I would like to congratulate the Government of Lesotho, headed by His Majesty King Letsie III, the Honorable Prime Minister, and the Minister of Health and his team, for adopting the WHO Test and Treat guidelines for all people living with HIV so promptly.
The unmet need for treatment is still high. Today, globally, only 15.8 million out of the 37 million people who are living with HIV are on treatment. This means that when it comes to getting everyone living with HIV on treatment, the global community isn’t even halfway toward our goal. That is why the United States Governement, through the President’s Emergency Plan for AIDS Relief (PEPFAR), is supporting countries to adopt the WHO guidelines. The evidence shows that starting HIV treatment early is a crucial tool to controling the HIV epidemic. It helps improve the health of people living with HIV, reduces the chances of HIV-related deaths, and also greatly reduces the risk of infecting others.
The evidence tells us: We can do the right things, the right way, right now!! Individuals benefit because those who need this life saving treatment no longer have to wait until they are very ill before they qualify for treatment. Lesotho benefits because healthier and more productive Basotho contribute far more to the economy than it costs to keep them on ART.
The successful implementation of Test and Treat is critical to realizing the revised National Strategic Plan 2020 goals ensuring that,
- 90% of all people living with HIV will know their HIV status,
- 90% of all people living with HIV who know their status will be on ART, and
- 90% of people on ART will be virally suppressed.
Last year the PEPFAR program in Lesotho reported over 36,000 HIV positive people identified but just over 27,000 newly enrolled on treatment. Test and Treat, with the option for immediate initiation on ART, will help the HIV program strengthen the linkage between diagnosis and treatment. The revised guidelines also enable Lesotho to prescribe Pre-Exposure Prophylaxis for populations at a high risk of acquiring HIV and use of HIV self-testing kits to reduce barriers to people knowing their status. These are additional tools in the arsenal that will allow clinicians to increasingly tailor the HIV services to fit the clients’ needs.

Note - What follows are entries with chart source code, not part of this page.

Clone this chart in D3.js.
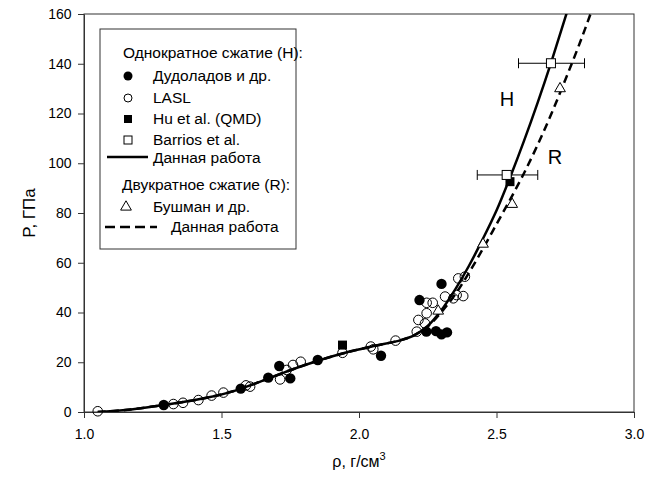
<!DOCTYPE html>
<html><head><meta charset="utf-8">
<script src="https://cdn.jsdelivr.net/npm/d3@7"></script>
<style>body{margin:0;background:#fff} text{font-family:Arial,"Liberation Sans",sans-serif;fill:#000}</style>
</head><body><svg id="c" width="659" height="482"></svg>
<script>
// ---- data ----
const xTicks = [1.0, 1.5, 2.0, 2.5, 3.0];
const yTicks = [0, 20, 40, 60, 80, 100, 120, 140, 160];
const dudoladov = [[1.29,2.8],[1.57,9.4],[1.67,13.8],[1.71,18.5],[1.75,13.5],[1.85,20.9],[2.08,22.6],[2.22,45],[2.30,51.5],[2.245,32.3],[2.28,32.5],[2.30,31.2],[2.32,32]];
const lasl = [[1.05,0.3],[1.325,3.2],[1.36,3.7],[1.416,4.8],[1.464,6.6],[1.507,7.8],[1.589,10.7],[1.604,10.2],[1.713,13.1],[1.737,16.9],[1.76,18.9],[1.788,20.2],[1.94,23.8],[2.043,26.3],[2.052,25.2],[2.133,28.7],[2.21,32.3],[2.216,37],[2.24,35.6],[2.246,39.7],[2.246,43.9],[2.268,43.9],[2.313,46.4],[2.343,45.7],[2.355,47],[2.379,46.6],[2.361,53.7],[2.385,54.4]];
const hu = [[1.94,26.9],[2.549,92.6]];
const barrios = [[2.698,140.2],[2.537,95.3]];
const barriosErr = [[2.58,2.82],[2.43,2.65]];
const bushman = [[2.288,41],[2.451,67.9],[2.557,83.9],[2.731,130.4]];
const curveH = [[1.05,0],[1.15,0.8],[1.25,2.2],[1.35,3.8],[1.45,5.8],[1.55,8.6],[1.65,12.6],[1.75,16.8],[1.85,20.6],[1.95,23.8],[2.05,26.4],[2.15,28.8],[2.2,30.8],[2.25,34.6],[2.3,41],[2.35,49.3],[2.4,58.8],[2.45,69.5],[2.5,81],[2.55,94.5],[2.6,109],[2.65,124.5],[2.7,141],[2.75,158.5],[2.8,177]];
const curveR = [[1.05,0],[1.15,0.8],[1.25,2.2],[1.35,3.8],[1.45,5.8],[1.55,8.6],[1.65,12.6],[1.75,16.8],[1.85,20.6],[1.95,23.8],[2.05,26.4],[2.15,28.8],[2.2,30.8],[2.25,34.4],[2.3,40.2],[2.35,47.3],[2.4,56],[2.45,65.5],[2.5,75.5],[2.55,85.5],[2.6,96],[2.65,107.5],[2.7,120],[2.75,133.5],[2.8,147.5],[2.85,162.5],[2.9,178]];
const legendHeader1 = "Однократное сжатие (H):";
const legendHeader2 = "Двукратное сжатие (R):";
const legendLabels = ["Дудоладов и др.","LASL","Hu et al. (QMD)","Barrios et al.","Данная работа","Бушман и др.","Данная работа"];

// ---- layout ----
const svg = d3.select("#c");
const L=84, R=634, T=14, B=412;
const x = d3.scaleLinear().domain([1,3]).range([L,R]);
const y = d3.scaleLinear().domain([0,160]).range([B,T]);
const axisCol="#333";

const defs = svg.append("defs");
defs.append("clipPath").attr("id","clip").append("rect").attr("x",L).attr("y",T).attr("width",R-L).attr("height",B-T);

// frame
svg.append("rect").attr("x",L).attr("y",T).attr("width",R-L).attr("height",B-T).attr("fill","none").attr("stroke",axisCol).attr("stroke-width",1);

const xa = svg.append("g").attr("transform",`translate(0,${B})`).call(d3.axisBottom(x).tickValues(xTicks).tickFormat(d3.format(".1f")).tickSize(6).tickSizeOuter(0));
const ya = svg.append("g").attr("transform",`translate(${L},0)`).call(d3.axisLeft(y).tickValues(yTicks).tickFormat(d3.format("d")).tickSize(6).tickSizeOuter(0));
[xa,ya].forEach(g=>{g.select(".domain").attr("stroke",axisCol);g.selectAll(".tick line").attr("stroke",axisCol);g.selectAll("text").style("font-size","14px").attr("fill","#000");});
xa.selectAll("text").attr("dy","1.25em");
ya.selectAll("text").attr("dx","-0.25em");

// axis titles
svg.append("text").attr("transform",`translate(35,${(T+B)/2}) rotate(-90)`).attr("text-anchor","middle").style("font-size","17px").text("P, ГПа");
const xt = svg.append("text").attr("x",(L+R)/2).attr("y",467).attr("text-anchor","middle").style("font-size","16px");
xt.append("tspan").text("ρ, г/см");
xt.append("tspan").attr("dy","-7").style("font-size","11px").text("3");

// curves
const line = d3.line().x(d=>x(d[0])).y(d=>y(d[1])).curve(d3.curveCatmullRom);
const cg = svg.append("g").attr("clip-path","url(#clip)");
cg.append("path").attr("d",line(curveH)).attr("fill","none").attr("stroke","#000").attr("stroke-width",2.5);
cg.append("path").attr("d",line(curveR)).attr("fill","none").attr("stroke","#000").attr("stroke-width",2.5).attr("stroke-dasharray","8,5");

// error bars
const eg = svg.append("g").attr("stroke","#000").attr("stroke-width",1);
barrios.forEach((d,i)=>{
  const e=barriosErr[i], yy=y(d[1]);
  eg.append("line").attr("x1",x(e[0])).attr("x2",x(e[1])).attr("y1",yy).attr("y2",yy);
  eg.append("line").attr("x1",x(e[0])).attr("x2",x(e[0])).attr("y1",yy-5).attr("y2",yy+5);
  eg.append("line").attr("x1",x(e[1])).attr("x2",x(e[1])).attr("y1",yy-5).attr("y2",yy+5);
});

// markers
const mg = svg.append("g");
const tri = d3.symbol().type(d3.symbolTriangle).size(50);
mg.selectAll(".lasl").data(lasl).join("circle").attr("cx",d=>x(d[0])).attr("cy",d=>y(d[1])).attr("r",4.8).attr("fill","none").attr("stroke","#000").attr("stroke-width",1);
mg.selectAll(".dud").data(dudoladov).join("circle").attr("cx",d=>x(d[0])).attr("cy",d=>y(d[1])).attr("r",5.2).attr("fill","#000");
mg.selectAll(".hu").data(hu).join("rect").attr("x",d=>x(d[0])-4.5).attr("y",d=>y(d[1])-4.5).attr("width",9).attr("height",9).attr("fill","#000");
mg.selectAll(".bar").data(barrios).join("rect").attr("x",d=>x(d[0])-4.5).attr("y",d=>y(d[1])-4.5).attr("width",9).attr("height",9).attr("fill","#fff").attr("stroke","#000").attr("stroke-width",1);
mg.selectAll(".bus").data(bushman).join("path").attr("d",tri).attr("transform",d=>`translate(${x(d[0])},${y(d[1])+1})`).attr("fill","#fff").attr("stroke","#000").attr("stroke-width",1);

// curve labels
svg.append("text").attr("x",507).attr("y",106).attr("text-anchor","middle").style("font-size","20px").text("H");
svg.append("text").attr("x",555).attr("y",164).attr("text-anchor","middle").style("font-size","20px").text("R");

// legend
const lg = svg.append("g");
lg.append("rect").attr("x",100).attr("y",29).attr("width",196).attr("height",220).attr("fill","#fff").attr("stroke",axisCol).attr("stroke-width",1);
const fs="15.5px";
lg.append("text").attr("x",123).attr("y",58).style("font-size",fs).text(legendHeader1);
const rows=[81,103,124,145,163];
const mx=128, tx=153;
lg.append("circle").attr("cx",mx).attr("cy",rows[0]-5).attr("r",4.5).attr("fill","#000");
lg.append("circle").attr("cx",mx).attr("cy",rows[1]-5).attr("r",4).attr("fill","none").attr("stroke","#000");
lg.append("rect").attr("x",mx-4).attr("y",rows[2]-9).attr("width",8).attr("height",8).attr("fill","#000");
lg.append("rect").attr("x",mx-4).attr("y",rows[3]-9).attr("width",8).attr("height",8).attr("fill","none").attr("stroke","#000");
lg.append("line").attr("x1",107).attr("x2",148).attr("y1",rows[4]-6).attr("y2",rows[4]-6).attr("stroke","#000").attr("stroke-width",2.5);
for(let i=0;i<5;i++) lg.append("text").attr("x",tx).attr("y",rows[i]).style("font-size",fs).text(legendLabels[i]);
lg.append("text").attr("x",122).attr("y",190).style("font-size",fs).text(legendHeader2);
lg.append("path").attr("d",tri).attr("transform",`translate(126,${207})`).attr("fill","none").attr("stroke","#000");
lg.append("text").attr("x",tx).attr("y",212).style("font-size",fs).text(legendLabels[5]);
lg.append("line").attr("x1",105).attr("x2",157).attr("y1",227).attr("y2",227).attr("stroke","#000").attr("stroke-width",2.5).attr("stroke-dasharray","10,5");
lg.append("text").attr("x",171).attr("y",232).style("font-size",fs).text(legendLabels[6]);
</script></body></html>
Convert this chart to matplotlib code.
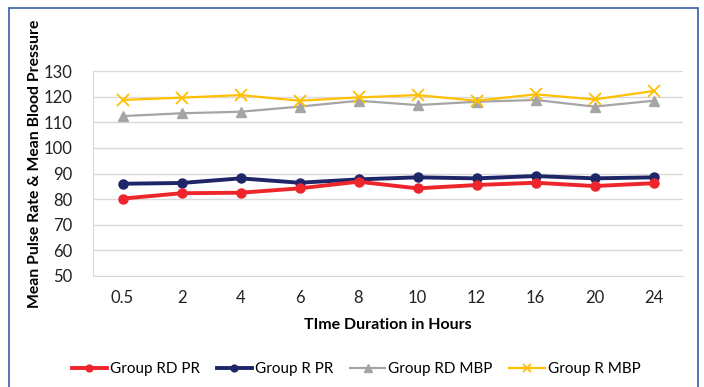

The United States government is committed to working with the Ministry of Health and other stakeholders to support the WHO-recommended treatment guidelines and effectively implement them in Lesotho. With the generous support of the American people, the United States government through PEPFAR has committed more than $52 billion worldwide and over $265 million to the bilateral HIV response in Lesotho. PEPFAR Lesotho is already planning for a further $51 million next year that includes $11.8 million of support for the rollout of the new guidelines including Test and Treat.
As we all know the true cost of this epidemic is measured in lives saved. When you consider the 39 million lives that have been lost globally to this epidemic since it began, and the millions more we may loose in the future, the question really becomes how can countries afford NOT to take all necessary steps to end AIDS, once and for all. In the longterm, lives saved also means dollars saved. By getting all people living with HIV on treatment now and keeping them on treatment, the health benefits and cost savings will greatly outweigh the cost of Treatment for All. As stakeholders in the HIV/AIDS response, we must urgently intensify our efforts and resolve to ensure that all Basotho Get Tested Now, Get Treated Now, and Live Longer!!!!!!